Transformers the Manga Volume 1 Review

Story by Masumi Kaneda. Art by Ban Magami. From Viz Media and Hasbro.

For the first time ever, the Japanese manga featuring the 1980s favorite transforming robots has been translated and brought over to American soil.

As a child of the 80s I grew up watching Transformers and having a couple of them. It was never my number one or two franchise but I enjoyed it as part of my syndicated after school block of cartoons. The older I got the more I saw how complicated the line was and became. There are seasons of the show that were never brought over to America. Headmasters seems to be where the big split comes, but those showed up as toys and comics. Then there were Beast Wars and Generation 2 and I don’t know what is going on anymore. The Marvel comic had a different timeline from the cartoons. Then this manga has it’s own chronology.

I made a mental call years ago for some franchises, and Transformers falls under this as well. As long as I understand the basic premise everything else is extra for me to enjoy or ignore as it’s own story and not part of one grand unified tale. Adam West Batman has nothing to do with Christian Bale Batman and neither has nothing to do with the animated series which has nothing to do with the comic. As long as every version is still true to what Batman is, I enjoy them as their own works and don’t worry about how or if they tie into each other. So this Transformers comic is just the works here. Autobots vs Decepticons. Some humans help sometimes. Eventually we go back to their home planet of Cybertron.

And it’s still complicated.

The art is incredible. That is true for many mangas but especially so here. The detail on every car, truck, plane, tank, or whatever else that then transforms into a humanoid robot is astounding. Even later vehicle forms on Cybertron, which aren’t based on Earth vehicles, look real.

Those later forms are an issue though. Where did all of these new Transformers come from? I mean the simple answer is, these are the new toys. But within the story line where were they? I guess some were still on Cybertron and others were on missions elsewhere in the galaxy. But by shoehorning new characters into what is already established it muddies up everything. The Transformers had to leave Cybertron to find more energy, then crashed on Earth and were in stasis for millions of years. But Cybertron is still there? How are you about to run out of energy but millions of years later have the same problem? By that time you’ve either solved the problem or you’re dead. How did all of the female characters go off on other adventures instead of landing on Earth? At least other 80s cartoons added new characters in ways that made sense.
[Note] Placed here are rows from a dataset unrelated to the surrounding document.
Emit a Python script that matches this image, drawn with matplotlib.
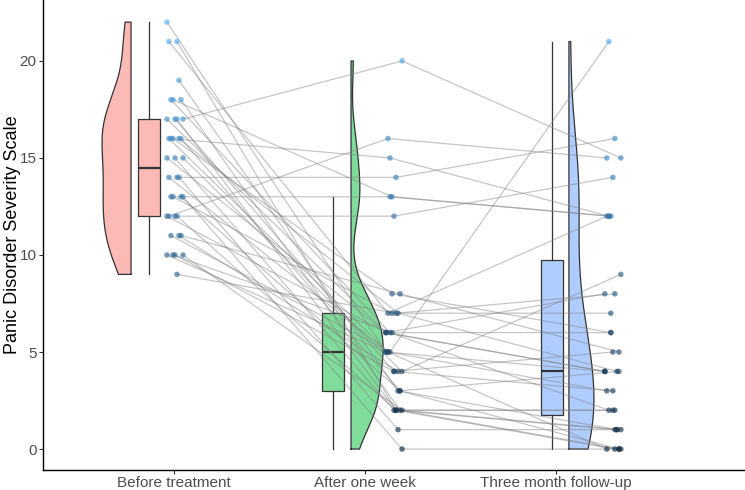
"""Raincloud-style paired plot: PDSS before treatment, after one week, three month follow-up."""
import matplotlib

matplotlib.use("Agg")
import matplotlib.pyplot as plt
import numpy as np
from matplotlib.colors import LinearSegmentedColormap

plt.rcParams["font.family"] = ["Liberation Sans", "DejaVu Sans"]

GROUPS = ["Before treatment", "After one week", "Three month follow-up"]
# one entry per subject (same order in all three lists); nan = missing follow-up
BEFORE = [22, 21, 21, 19, 18, 18, 18, 17, 17, 17, 17, 16, 16, 16, 16, 16, 15, 15, 15,
          14, 14, 14, 13, 13, 13, 13, 12, 12, 12, 12, 11, 11, 11, 10, 10, 10, 10, 9]
AFTER = [5, 2, 7, 3, 6, 2, 13, 20, 4, 6, 2, 5, 7, 15, 3, 8, 4, 2, 6,
         14, 5, 1, 13, 3, 7, 0, 12, 6, 2, 16, 4, 5, 8, 6, 2, 4, 5, 7]
FOLLOWUP = [4, 0, 12, 1, 2, 0, 12, 15, 5, 8, 1, 3, 4, 12, 0, 6, 9, 2, 4,
            16, 0, 1, 12, 4, 7, 0, 14, 4, 2, 15, np.nan, 21, 5, 6, 1, 3, np.nan, 8]

FILLS = ["#F8766D", "#00BA38", "#619CFF"]
BOX_OFF = [-0.131, -0.168, -0.021]          # box centre relative to tick
VIO_OFF = [-0.225, -0.073, 0.068]           # flat side of half violin
VIO_DIR = [-1, 1, 1]                        # which way the half violin bulges
VIO_W = [0.152, 0.168, 0.131]               # max half-violin width
PT_OFF = [0.005, 0.152, 0.298]              # centre of jittered points
BOX_W, JIT = 0.115, 0.042


def nrd0(x):
    sd = np.std(x, ddof=1)
    iqr = np.subtract(*np.percentile(x, [75, 25]))
    return 0.9 * min(sd, iqr / 1.34) * len(x) ** -0.2


def kde(x, grid):
    bw = nrd0(x)
    z = (grid[:, None] - x[None, :]) / bw
    return np.exp(-0.5 * z ** 2).sum(axis=1) / (len(x) * bw * np.sqrt(2 * np.pi))


data = [np.array(BEFORE, float), np.array(AFTER, float), np.array(FOLLOWUP, float)]
clean = [d[~np.isnan(d)] for d in data]
n = len(BEFORE)

fig = plt.figure(figsize=(7.45, 4.9), dpi=100)
ax = fig.add_axes([43 / 745, 20 / 490, 702 / 745, 470 / 490])

# half violins
grids = [np.linspace(c.min(), c.max(), 300) for c in clean]
dens = [kde(c, g) for c, g in zip(clean, grids)]
for k in range(3):
    x0 = k + 1 + VIO_OFF[k]
    w = VIO_DIR[k] * dens[k] / dens[k].max() * VIO_W[k]
    ax.fill_betweenx(grids[k], x0, x0 + w,
                     facecolor=FILLS[k], alpha=0.5, edgecolor="none", zorder=1)
    xs = np.concatenate([[x0], x0 + w, [x0, x0]])
    ys = np.concatenate([[grids[k][0]], grids[k], [grids[k][-1], grids[k][0]]])
    ax.plot(xs, ys, color="#333333", lw=0.9, zorder=2)

# boxplots
bp = ax.boxplot(clean, positions=[k + 1 + BOX_OFF[k] for k in range(3)], widths=BOX_W,
                patch_artist=True, showfliers=False, showcaps=False, manage_ticks=False,
                medianprops=dict(color="#333333", lw=1.6),
                whiskerprops=dict(color="#333333", lw=0.9),
                boxprops=dict(edgecolor="#333333", lw=0.9), zorder=2)
for patch, c in zip(bp["boxes"], FILLS):
    patch.set_facecolor(matplotlib.colors.to_rgba(c, 0.5))

# jittered x per subject (deterministic pattern)
jit = np.array([((i * 5) % 9 - 4) / 4 * JIT for i in range(n)])
xpos = [k + 1 + PT_OFF[k] + jit for k in range(3)]

# subject trajectories
for i in range(n):
    xs = [xpos[k][i] for k in range(3) if not np.isnan(data[k][i])]
    ys = [data[k][i] for k in range(3) if not np.isnan(data[k][i])]
    ax.plot(xs, ys, color="#808080", alpha=0.45, lw=0.9, zorder=3)

cmap = LinearSegmentedColormap.from_list("gg", ["#132B43", "#56B1F7"])
for k in range(3):
    m = ~np.isnan(data[k])
    ax.scatter(xpos[k][m], data[k][m], c=data[k][m], cmap=cmap, vmin=0, vmax=22,
               s=16, alpha=0.65, edgecolors="none", zorder=4)

ax.set_xlim(0.314, 3.99)
ax.set_ylim(-1.08, 23.14)
ax.set_xticks([1, 2, 3])
ax.set_xticklabels(GROUPS)
ax.set_yticks([0, 5, 10, 15, 20])
ax.tick_params(axis="both", labelsize=11, labelcolor="#4D4D4D", color="#333333",
               length=2.75, pad=1.8)
ax.set_ylabel("Panic Disorder Severity Scale", fontsize=13, color="black")
ax.yaxis.set_label_coords(-22 / 702, 0.5)
for s in ("top", "right"):
    ax.spines[s].set_visible(False)
for s in ("left", "bottom"):
    ax.spines[s].set_linewidth(1.0)

fig.savefig("out.png", dpi=100)
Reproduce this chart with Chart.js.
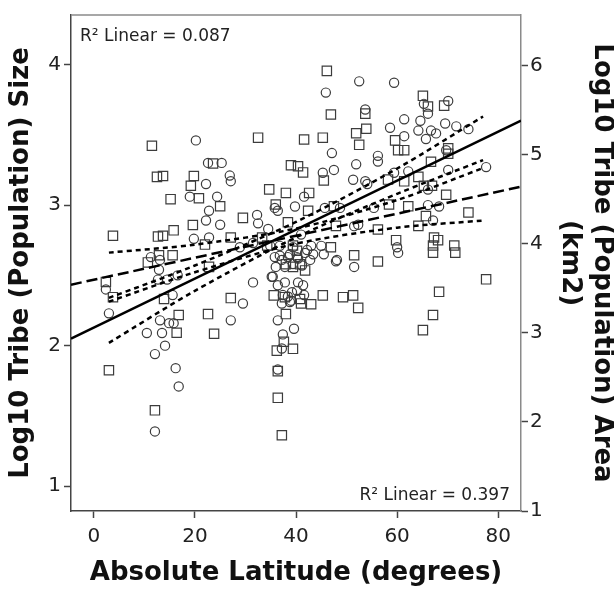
<!DOCTYPE html>
<html>
<head>
<meta charset="utf-8">
<script src="https://cdn.jsdelivr.net/npm/chart.js@4.4.1/dist/chart.umd.min.js"></script>
<style>
  html, body { margin: 0; padding: 0; background: #fff; }
  #wrap { width: 614px; height: 589px; }
</style>
</head>
<body>
<div id="wrap"><canvas id="c" width="614" height="589"></canvas></div>
<script>
// tick labels
const latTicks = [0, 20, 40, 60, 80];
const sizeTicks = [1, 2, 3, 4];
const areaTicks = [1, 2, 3, 4, 5, 6];
const r2Labels = ['R\u00b2 Linear = 0.087', 'R\u00b2 Linear = 0.397'];

// circles: log10 size (left axis)
const circleLat = [20.2, 22.6, 25.3, 26.9, 22.2, 19.0, 24.4, 22.8, 22.2, 25.0, 19.8, 22.8, 11.3, 13.1, 12.9, 12.7, 16.6, 2.4, 3.0, 15.6,
  13.1, 14.9, 15.8, 10.5, 13.5, 14.1, 12.1, 16.2, 16.8, 12.1, 52.5, 45.9, 53.7, 47.1, 51.9, 47.5, 45.3, 51.3, 53.7, 27.1,
  41.6, 39.8, 36.4, 51.5, 32.5, 41.0, 43.0, 45.0, 52.3, 59.4, 65.3, 66.1, 70.1, 61.4, 58.6, 64.2, 64.6, 66.7, 67.7, 65.7,
  69.5, 71.7, 74.1, 61.4, 69.7, 56.2, 56.2, 77.6, 70.1, 59.4, 62.2, 66.1, 66.1, 68.3, 55.4, 67.1, 60.0, 35.8, 37.2, 38.8,
  40.4, 41.8, 42.8, 36.0, 47.9, 51.5, 45.5, 31.5, 35.4, 36.4, 40.4, 41.4, 40.2, 37.4, 38.4, 39.0, 41.6, 29.5, 27.1, 36.4,
  39.6, 37.4, 37.2, 36.4, 60.2, 35.8, 45.7, 48.7, 34.9, 36.8, 39.4, 42.2, 43.4, 36.8, 38.4, 40.2, 37.8, 39.4, 41.2, 48.1,
  35.2, 37.8, 39.2, 38.8, 37.2, 28.9, 31.5, 34.5, 32.3, 54.1, 14.5];
const circleSize = [3.46, 3.30, 3.30, 3.21, 3.15, 3.06, 3.06, 2.96, 2.89, 2.86, 2.76, 2.77, 2.63, 2.61, 2.54, 2.47, 2.50, 2.40, 2.23, 2.36,
  2.18, 2.16, 2.16, 2.09, 2.09, 2.00, 1.94, 1.84, 1.71, 1.39, 3.88, 3.80, 3.68, 3.37, 3.29, 3.25, 3.23, 3.18, 3.17, 3.17,
  3.06, 2.99, 2.96, 2.85, 2.87, 2.79, 2.71, 2.71, 2.86, 3.87, 3.72, 3.65, 3.74, 3.61, 3.55, 3.53, 3.60, 3.53, 3.51, 3.47,
  3.58, 3.56, 3.54, 3.49, 3.39, 3.35, 3.31, 3.27, 3.25, 3.23, 3.24, 3.11, 3.00, 2.99, 2.98, 2.89, 2.70, 2.63, 2.61, 2.65,
  2.62, 2.66, 2.61, 2.56, 2.60, 2.56, 2.65, 2.45, 2.49, 2.43, 2.45, 2.43, 2.39, 2.36, 2.35, 2.32, 2.36, 2.30, 2.18, 2.18,
  2.12, 2.08, 1.98, 1.83, 2.66, 2.98, 2.98, 2.98, 2.71, 2.71, 2.70, 2.68, 2.65, 2.64, 2.63, 2.63, 2.56, 2.58, 2.57, 2.61,
  2.49, 2.45, 2.38, 2.31, 2.30, 2.70, 2.73, 2.83, 2.93, 3.15, 2.47];

// squares: log10 area km2 (right axis)
const squareLat = [11.5, 23.6, 12.5, 13.7, 19.8, 19.2, 20.8, 15.2, 19.6, 3.8, 12.7, 13.7, 15.8, 25.0, 10.7, 12.9, 15.6, 2.4, 3.8, 13.9,
  22.8, 16.8, 22.6, 16.4, 23.8, 3.0, 12.1, 46.1, 46.9, 53.7, 32.5, 41.6, 45.3, 51.9, 53.9, 52.5, 39.0, 40.4, 41.4, 45.5,
  34.7, 38.0, 42.6, 36.0, 42.4, 47.5, 47.9, 29.5, 27.1, 38.4, 39.4, 46.9, 65.1, 66.1, 69.3, 59.6, 60.2, 61.4, 70.1, 70.1,
  66.7, 58.2, 61.4, 64.2, 65.3, 66.9, 69.7, 62.2, 58.4, 65.7, 74.1, 64.2, 56.2, 59.8, 67.3, 68.1, 67.1, 71.3, 38.0, 39.4,
  40.8, 41.8, 51.5, 35.6, 41.0, 43.0, 45.3, 49.3, 51.3, 52.3, 27.1, 38.0, 37.6, 36.2, 39.4, 36.4, 36.4, 37.2, 56.2, 77.6,
  68.3, 67.1, 65.1, 67.1, 71.5, 40.2, 34.3, 37.8, 40.8, 33.3, 22.0];
const squareArea = [5.10, 4.90, 4.75, 4.76, 4.76, 4.65, 4.51, 4.50, 4.21, 4.09, 4.08, 4.09, 4.15, 4.42, 3.79, 3.87, 3.87, 3.57, 3.40, 3.38,
  3.74, 3.20, 3.21, 3.00, 2.99, 2.58, 2.13, 5.94, 5.45, 5.46, 5.19, 5.17, 5.19, 5.24, 5.29, 5.11, 4.88, 4.87, 4.80, 4.71,
  4.61, 4.57, 4.57, 4.44, 4.37, 4.42, 4.20, 4.29, 4.07, 4.24, 3.98, 3.96, 5.66, 5.54, 5.55, 5.16, 5.05, 5.05, 5.07, 5.01,
  4.92, 4.72, 4.70, 4.75, 4.65, 4.65, 4.55, 4.42, 4.44, 4.31, 4.35, 4.20, 4.16, 4.04, 4.07, 4.04, 3.98, 3.98, 3.77, 3.74,
  3.77, 3.70, 3.87, 3.42, 3.33, 3.32, 3.42, 3.40, 3.42, 3.28, 3.39, 3.21, 2.90, 2.80, 2.82, 2.57, 2.27, 1.85, 3.80, 3.60,
  3.46, 3.20, 3.03, 3.90, 3.90, 3.92, 3.98, 3.40, 3.38, 4.07, 3.99];

// fit lines and 95% bands
const fitLat = [-4.5, 84.5];
const sizeFit = [2.05, 3.60];
const areaFit = [3.54, 4.64];
const bandLat = [3, 20, 40, 60, 77];
const sizeUpper = [2.34, 2.57, 2.88, 3.26, 3.63];
const sizeLower = [2.02, 2.39, 2.77, 3.08, 3.32];
const areaUpper = [3.90, 3.99, 4.17, 4.49, 4.85];
const areaLower = [3.35, 3.68, 4.00, 4.18, 4.26];

const pts = (xs, ys) => xs.map((x, i) => ({ x: x, y: ys[i] }));

const FONT = '"DejaVu Sans", sans-serif';
const tickFont = { family: FONT, size: 20 };
const titleFont = { family: FONT, size: 26, weight: 'bold', lineHeight: 1.2 };

function lineSet(data, axis, dash) {
  return {
    data: data, yAxisID: axis, showLine: true, pointRadius: 0,
    borderColor: '#000', borderWidth: 2.5, borderDash: dash,
    fill: false, tension: 0.3
  };
}

const framePlugin = {
  id: 'frame',
  afterDraw(chart) {
    const { ctx, chartArea: a } = chart;
    ctx.save();
    ctx.strokeStyle = '#8a8a8a';
    ctx.lineWidth = 1.5;
    ctx.beginPath();
    ctx.moveTo(a.left, a.top);
    ctx.lineTo(a.right, a.top);
    ctx.stroke();
    ctx.font = '17px ' + FONT;
    ctx.fillStyle = '#222';
    ctx.textBaseline = 'middle';
    ctx.textAlign = 'left';
    ctx.fillText(r2Labels[0], a.left + 9, a.top + 22);
    ctx.textAlign = 'right';
    ctx.fillText(r2Labels[1], a.right - 11, a.bottom - 15);
    ctx.restore();
  }
};

new Chart(document.getElementById('c'), {
  type: 'scatter',
  data: {
    datasets: [
      lineSet(pts(fitLat, sizeFit), 'y', []),
      lineSet(pts(fitLat, areaFit), 'y2', [11, 5]),
      lineSet(pts(bandLat, sizeUpper), 'y', [5, 4]),
      lineSet(pts(bandLat, sizeLower), 'y', [5, 4]),
      lineSet(pts(bandLat, areaUpper), 'y2', [5, 4]),
      lineSet(pts(bandLat, areaLower), 'y2', [5, 4]),
      {
        data: pts(circleLat, circleSize), yAxisID: 'y',
        pointStyle: 'circle', pointRadius: 4.6, borderWidth: 1.2,
        borderColor: '#3c3c3c', backgroundColor: 'rgba(0,0,0,0)'
      },
      {
        data: pts(squareLat, squareArea), yAxisID: 'y2',
        pointStyle: 'rect', pointRadius: 6.6, borderWidth: 1.2,
        borderColor: '#3c3c3c', backgroundColor: 'rgba(0,0,0,0)'
      }
    ]
  },
  options: {
    responsive: false,
    animation: false,
    layout: { padding: { top: 10, left: 0, right: 0, bottom: 0 } },
    plugins: { legend: { display: false }, tooltip: { enabled: false } },
    scales: {
      x: {
        type: 'linear', min: -4.5, max: 84.5,
        afterBuildTicks: (s) => { s.ticks = latTicks.map(v => ({ value: v })); },
        afterFit: (s) => { s.height = 78; },
        grid: { drawOnChartArea: false, tickLength: 7, color: '#444', tickWidth: 1.5 },
        border: { color: '#444', width: 1.5 },
        ticks: { font: tickFont, color: '#222', padding: 7 },
        title: { display: true, text: 'Absolute Latitude (degrees)', font: titleFont, color: '#111', padding: { top: 0, bottom: 0 } }
      },
      y: {
        type: 'linear', position: 'left', min: 0.824, max: 4.352,
        afterBuildTicks: (s) => { s.ticks = sizeTicks.map(v => ({ value: v })); },
        afterFit: (s) => { s.width = 71; },
        grid: { drawOnChartArea: false, tickLength: 7, color: '#444', tickWidth: 1.5 },
        border: { color: '#444', width: 1.5 },
        ticks: { font: tickFont, color: '#222', padding: 3 },
        title: { display: true, text: 'Log10 Tribe (Population) Size', font: titleFont, color: '#111', padding: { top: 6, bottom: 0 } }
      },
      y2: {
        type: 'linear', position: 'right', min: 1, max: 6.567,
        afterBuildTicks: (s) => { s.ticks = areaTicks.map(v => ({ value: v })); },
        afterFit: (s) => { s.width = 93; },
        grid: { drawOnChartArea: false, tickLength: 7, color: '#444', tickWidth: 1.5 },
        border: { color: '#8a8a8a', width: 1.5 },
        ticks: { font: tickFont, color: '#222', padding: 2 },
        title: { display: true, text: ['Log10 Tribe (Population) Area', '(km2)'], font: titleFont, color: '#111', padding: { top: -3, bottom: 0 } }
      }
    }
  },
  plugins: [framePlugin]
});
</script>
</body>
</html>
GI Joe had new recruits. Thundercats had three missing cats on another ship that was thrown off course. These new Transformers were just off camera.

All that said, I don’t think this volume contains everything in order. This feels more like highlights from a larger work. To go from Bumblebee to Ultra Magnus to Rodimus Prime, Predaking, the Quintessons, and more. Optimus Prime zombie. Starscream’s ghost. Unicron. This book is 280 pages and that is not enough space to tell this entire Transformers mythos in text let alone comic.

The black and white format also shows the need for color in Transformers. Hear that, Michael Bay? Thundercracker, Starscream, and SKywarp look exactly alike other than color differences. The art is easier to follow than the aforementioned Bay movies are, but I still need some more colors and details.

All of that out of the way, I still had a blast reading this. This first volume gives so much to intrigue and it’s maddening there’s not more. I would love to read the entire Transformers story in order and in English. A very simple start that got crazier for the animate movie and then grew even bigger. If this is more like volume zero, or a preview, I can be in for a series telling all of these stories in order. But if every volume is just going to be a highlight reel from other stories I’ll pass in favor of those other stories in their entirety.